There are two things that I think make TikTok irrefutably unique compared to other social media companies, and they have both garnered the company immense success in the last three years. Unfortunately, I think in both of these cases, TikTok's most distinct and successful features may ultimately be the most painful thorns in its side.
First and most obviously is its "For You" algorithm. This is TikTok's core competency. By almost all accounts, TikTok's content curation algorithm blows every other service's out of the water. The app knows you better than your mother does. The app knows you better than your spouse does. The app knows you better than you do. It's freaky.

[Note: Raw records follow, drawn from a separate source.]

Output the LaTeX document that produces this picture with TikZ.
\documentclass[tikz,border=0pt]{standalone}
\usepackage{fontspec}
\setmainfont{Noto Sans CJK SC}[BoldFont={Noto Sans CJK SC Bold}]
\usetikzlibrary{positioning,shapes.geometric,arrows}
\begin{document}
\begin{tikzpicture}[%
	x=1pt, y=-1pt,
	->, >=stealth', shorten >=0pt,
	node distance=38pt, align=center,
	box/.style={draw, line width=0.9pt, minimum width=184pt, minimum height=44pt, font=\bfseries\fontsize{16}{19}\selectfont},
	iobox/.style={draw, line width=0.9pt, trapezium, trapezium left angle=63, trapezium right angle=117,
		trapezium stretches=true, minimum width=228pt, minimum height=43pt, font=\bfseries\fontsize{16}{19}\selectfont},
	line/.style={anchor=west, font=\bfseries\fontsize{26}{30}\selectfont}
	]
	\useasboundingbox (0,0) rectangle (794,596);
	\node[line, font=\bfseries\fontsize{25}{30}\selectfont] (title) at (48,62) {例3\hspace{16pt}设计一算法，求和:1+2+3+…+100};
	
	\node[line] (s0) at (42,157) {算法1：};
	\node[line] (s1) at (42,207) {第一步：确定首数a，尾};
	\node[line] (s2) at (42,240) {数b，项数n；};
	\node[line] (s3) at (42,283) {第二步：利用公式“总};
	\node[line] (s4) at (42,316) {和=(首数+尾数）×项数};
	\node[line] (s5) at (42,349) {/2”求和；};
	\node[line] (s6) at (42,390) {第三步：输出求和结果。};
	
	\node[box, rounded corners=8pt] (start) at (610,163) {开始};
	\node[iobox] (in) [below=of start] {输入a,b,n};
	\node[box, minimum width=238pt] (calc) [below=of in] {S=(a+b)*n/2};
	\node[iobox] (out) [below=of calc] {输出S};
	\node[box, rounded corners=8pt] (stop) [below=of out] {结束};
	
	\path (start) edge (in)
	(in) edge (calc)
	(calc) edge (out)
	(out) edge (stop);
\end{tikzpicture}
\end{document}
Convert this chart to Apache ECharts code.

But we don't need to dig too deeply into our home screens to trace the crash course this could put TikTok on. YouTube's suggestion algorithm is also incredibly powerful, so much so that it was able to direct the most ideologically vulnerable Americans toward QAnon. Likewise, Facebook's news feed curation is so clever that it can predict with a surgeon's precision content that will engage or enflame you, and this has directly led to the proliferation of fake news on the site. Truth be told, algorithms this powerful will always be exploited by malicious groups looking to most efficiently spread harmful information, and it's not clear whether the risk is worth it. Curated cat videos create only marginal societal good. Precisely targeted misinformation can do monumental bad.
That being said, there does seem to be a fundamental difference in the way TikTok's algorithm is designed compared to an algorithm like Facebook's. Facebook's algorithm is looking for sheer content engagement. It's relatively agnostic as to whether that interaction is positive or negative. Often the content people engage with is the content that is the most inflammatory, like a pointed political meme or a story on Barack Obama's Nigerian birthplace. When you leave an enraged comment on that Barack Obama story, the algorithm sees engagement and generates more of that same content. The fake news stories continue popping up on your newsfeed, you continue leaving enraged comments, and the feedback loop continues. In other words, it's toxic. TikTok's does not seem to confront users with the same level of inflammatory content. There certainly does seem to be an echo chamber effect — people who like a video about a topic will soon see thirteen more videos on the exact same topic — but the algorithm does not seem to be as centered around enraging the user as Facebook's. I think it's a coin toss as to which of these ultimately has a more negative effect on society.
The second feature about TikTok that I find both genius and ultimately self-defeating is its decision to focus the user experience on the community of users, not the individual user profile. Sites like Instagram and Snapchat are very directly centered around user profiles. Users post content to their pages, you follow other users directly, you stalk other users' profiles, and so on. This is not the case for TikTok. TikTok has all of these features too, but it is certainly not the focus of the app. The focus is around the "For You" page, and therefore the collective community of users also on the app. The user's individual profile is a second thought. A lion's share of users don't post any content, and many are using stock profile pictures with vague, cryptic usernames.
This is all cool on the surface because, once again, it keeps the focus on the collective community of TikTok users rather than the individual profile. But much like how extremely powerful algorithms on the internet will almost always have a malicious side effect, so will mass anonymity. I've heard many people talk about how incredibly misogynistic TikTok users can be, and I don't think it's a stretch to say the widespread anonymity caused by TikTok's non-profile-centric setup is one cause of this. People are already cruel enough online when their name is attached. We don't need the most powerful social media app to also have a culture of anonymity.
I don't know if these scenarios will actually play out like I envision they will, but if they do, look out below.